Mr Li is strongly supported by Lord Davidson, a Labour life peer and Scotland’s advocate-general under Tony Blair, who is one of the very few Westerners in public life to defend China’s record in Tibet. He has called on Liam Fox, Britain’s international trade secretary, to recognise the “enormous” opportunities for trade with China. There’s no time to be lost. A Britain-China free trade agreement must “come into force the day after Brexit”, he warns.

The ambassador is naturally even more pressing, some would say presumptuous. Declaring that “Chinese investment in the UK is an opportunity, not a threat”, he observed that China is bringing prosperity and stability to the British by investing $18 billion in a wide range of sectors from infrastructure and equipment manufacturing to hi-tech, new energy and financial services to create jobs and generate green, low carbon growth. He mentions the Hinkley Point project, which is partly financed by a Chinese company and is expected to create 26,000 jobs while also reducing nine million tons of carbon emission annually. “The £250-million auto plant in Coventry built by China’s Geely Group will roll out a new generation of zero-emission cabs onto the streets of London by 2018”. China’s ABP Royal Albert Dock project is also investing £1.7 billion in an urban complex of offices, homes and shops to create a third business and financial district in east London. Increasing investment by other major Chinese undertakings like Huawei and Wanda amount to a vote of confidence in Britain’s future.

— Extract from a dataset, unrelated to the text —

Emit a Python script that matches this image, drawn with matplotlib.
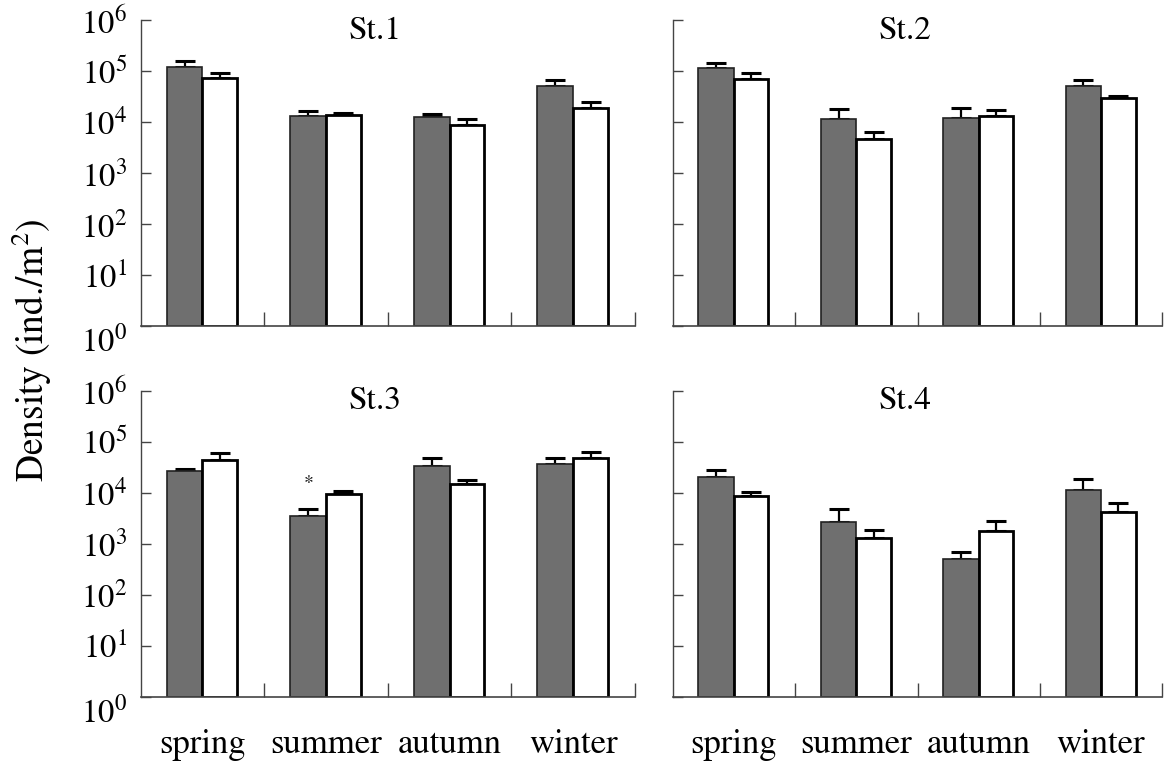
import numpy as np
import matplotlib
matplotlib.use("Agg")
import matplotlib.pyplot as plt

# -----------------------------------------------------------------
# Data
# -----------------------------------------------------------------
seasons = ["spring", "summer", "autumn", "winter"]
stations = ["St.1", "St.2", "St.3", "St.4"]

# grey bars: mean and upper error
grey_mean = [
    [1.20e5, 1.30e4, 1.24e4, 5.10e4],
    [1.17e5, 1.17e4, 1.18e4, 5.00e4],
    [2.70e4, 3.50e3, 3.40e4, 3.70e4],
    [2.04e4, 2.70e3, 5.10e2, 1.15e4],
]
grey_err = [
    [4.0e4, 3.5e3, 2.0e3, 1.5e4],
    [2.8e4, 6.3e3, 6.8e3, 1.8e4],
    [2.0e3, 1.3e3, 1.4e4, 1.1e4],
    [7.2e3, 2.1e3, 1.8e2, 7.5e3],
]

# white bars: mean and upper error
white_mean = [
    [7.20e4, 1.37e4, 8.90e3, 1.90e4],
    [6.90e4, 4.60e3, 1.30e4, 2.90e4],
    [4.30e4, 9.40e3, 1.50e4, 4.90e4],
    [8.70e3, 1.30e3, 1.80e3, 4.30e3],
]
white_err = [
    [1.9e4, 1.3e3, 2.6e3, 5.6e3],
    [2.4e4, 1.9e3, 4.0e3, 3.0e3],
    [1.7e4, 1.5e3, 3.0e3, 1.5e4],
    [1.5e3, 5.7e2, 1.0e3, 2.0e3],
]

# significance marks: (station index, season index, y position)
stars = [(2, 1, 1.55e4)]

# -----------------------------------------------------------------
# Style
# -----------------------------------------------------------------
plt.rcParams["font.family"] = ["STIXGeneral", "DejaVu Serif"]
plt.rcParams["mathtext.fontset"] = "stix"

fig = plt.figure(figsize = (11.68, 7.69), dpi = 100)

W, H = 1168, 769
# pixel boxes of each panel: (left, top, right, bottom)
boxes = [(140.7, 20.0, 635.0, 326.3),
         (672.7, 20.0, 1162.3, 326.3),
         (140.7, 390.7, 635.0, 697.0),
         (672.7, 390.7, 1162.3, 697.0)]

bw = 0.29
x = np.arange(len(seasons)) + 0.5
grey_col = "#6f6f6f"

for k, (l, t, r, b) in enumerate(boxes):
    ax = fig.add_axes([l / W, 1 - b / H, (r - l) / W, (b - t) / H])

    ax.bar(x - bw, grey_mean[k], width = bw, align = "edge", bottom = 1,
           color = grey_col, edgecolor = "#222222", linewidth = 1.2, zorder = 2)
    ax.bar(x, white_mean[k], width = bw * 0.97, align = "edge", bottom = 1,
           color = "white", edgecolor = "black", linewidth = 2.0, zorder = 2)

    zeros = np.zeros(len(seasons))
    ax.errorbar(x - bw / 2, grey_mean[k], yerr = [zeros, grey_err[k]],
                fmt = "none", ecolor = "black", elinewidth = 1.6,
                capsize = 7.5, capthick = 2.2, zorder = 1)
    ax.errorbar(x + bw * 0.97 / 2, white_mean[k], yerr = [zeros, white_err[k]],
                fmt = "none", ecolor = "black", elinewidth = 1.6,
                capsize = 7.5, capthick = 2.2, zorder = 1)

    for si, ci, yv in stars:
        if si == k:
            ax.text(x[ci] - bw / 2, yv, "*", ha = "center", va = "center",
                    fontsize = 14)

    ax.set_yscale("log")
    ax.set_ylim(1, 1e6)
    ax.set_xlim(0, 4)

    # y ticks
    ax.set_yticks([10.0 ** e for e in range(7)])
    ax.yaxis.set_minor_locator(matplotlib.ticker.NullLocator())
    ax.tick_params(axis = "y", which = "major", direction = "in", length = 7,
                   width = 1, color = "#444444", pad = 10)
    if k % 2 == 0:
        ax.set_yticklabels([f"$10^{{{e}}}$" for e in range(7)], fontsize = 23.5)
        lab0 = ax.get_yticklabels()[0]
        lab0.set_verticalalignment("top")
    else:
        ax.set_yticklabels([])

    # x ticks: boundaries (major) and labels (minor)
    ax.set_xticks([1, 2, 3, 4])
    ax.set_xticklabels([])
    ax.set_xticks(x, minor = True)
    ax.tick_params(axis = "x", which = "major", direction = "in", length = 10,
                   width = 1, color = "#444444")
    ax.tick_params(axis = "x", which = "minor", length = 0, pad = 23)
    if k >= 2:
        ax.set_xticklabels(seasons, minor = True, fontsize = 25)

    for s in ("top", "right"):
        ax.spines[s].set_visible(False)
    ax.spines["left"].set_color("#444444")
    ax.spines["bottom"].set_color("#444444")
    ax.spines["left"].set_linewidth(1.0)
    ax.spines["bottom"].set_linewidth(1.2)

    ax.text(0.474, 1 - 11 / (b - t), stations[k], transform = ax.transAxes,
            ha = "center", va = "center", fontsize = 24)

fig.text(32 / W, 1 - 350 / H, "Density (ind./m$^2$)", rotation = 90,
         ha = "center", va = "center", fontsize = 27)

fig.savefig("out.png", dpi = 100)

Of course Ms May is anxious to show she has one or two other arrows in her quiver. She has courted Japan. She has visited India. A report, “Brexit: Opportunities for India”, by the 52-member Commonwealth claims that Brexit will present a significant “opportunity” to India, which has been negotiating an FTA with the EU for a decade, “to strengthen its economic relationship with the UK through an India–UK trade and investment agreement”. Britain can be more flexible, it says, than the EU on rules regarding intellectual property and data protection. Rashmi Banga, the report’s author, is quoted as saying that Britain and India can secure a far-reaching deal which will increase the value of British exports to India by 33 per cent from £4.2 billion to £6.3 billion. British imports from India will also rise by around £1 billion, says

Ms Banga, thereby improving Britain’s balance of trade.

Nevertheless, Britain won’t give Indians what it has already given the Chinese, who can now stay for two years for the same $85 visa. The year ending September 2015 showed a 22 per cent rise in visitor visas to the Chinese, who are great shoppers. Reports show that 70 per cent of those who visit Burberry’s in Regent Street are from China. Another fashionable store, Harvey Nichols in Knightsbridge, has engaged staff who speak Cantonese and Mandarin. This year Chinese tourists are expected to spend more than £1 billion in Britain, compared with around half that four years ago.

Meanwhile, the India-Britain FTA talks threaten to founder on the rock of British recalcitrance over visas. Indian students grumble that they can spend only four months in Britain after qualifying, and that no employer will take them on for training for such a short period. Perhaps not, but as Max Bygraves’ popular lyric had it in the 1950s, Fings Ain’t Wot They Used T’be. Britons aren’t easily disabused of the suspicion that most Indians come to stay.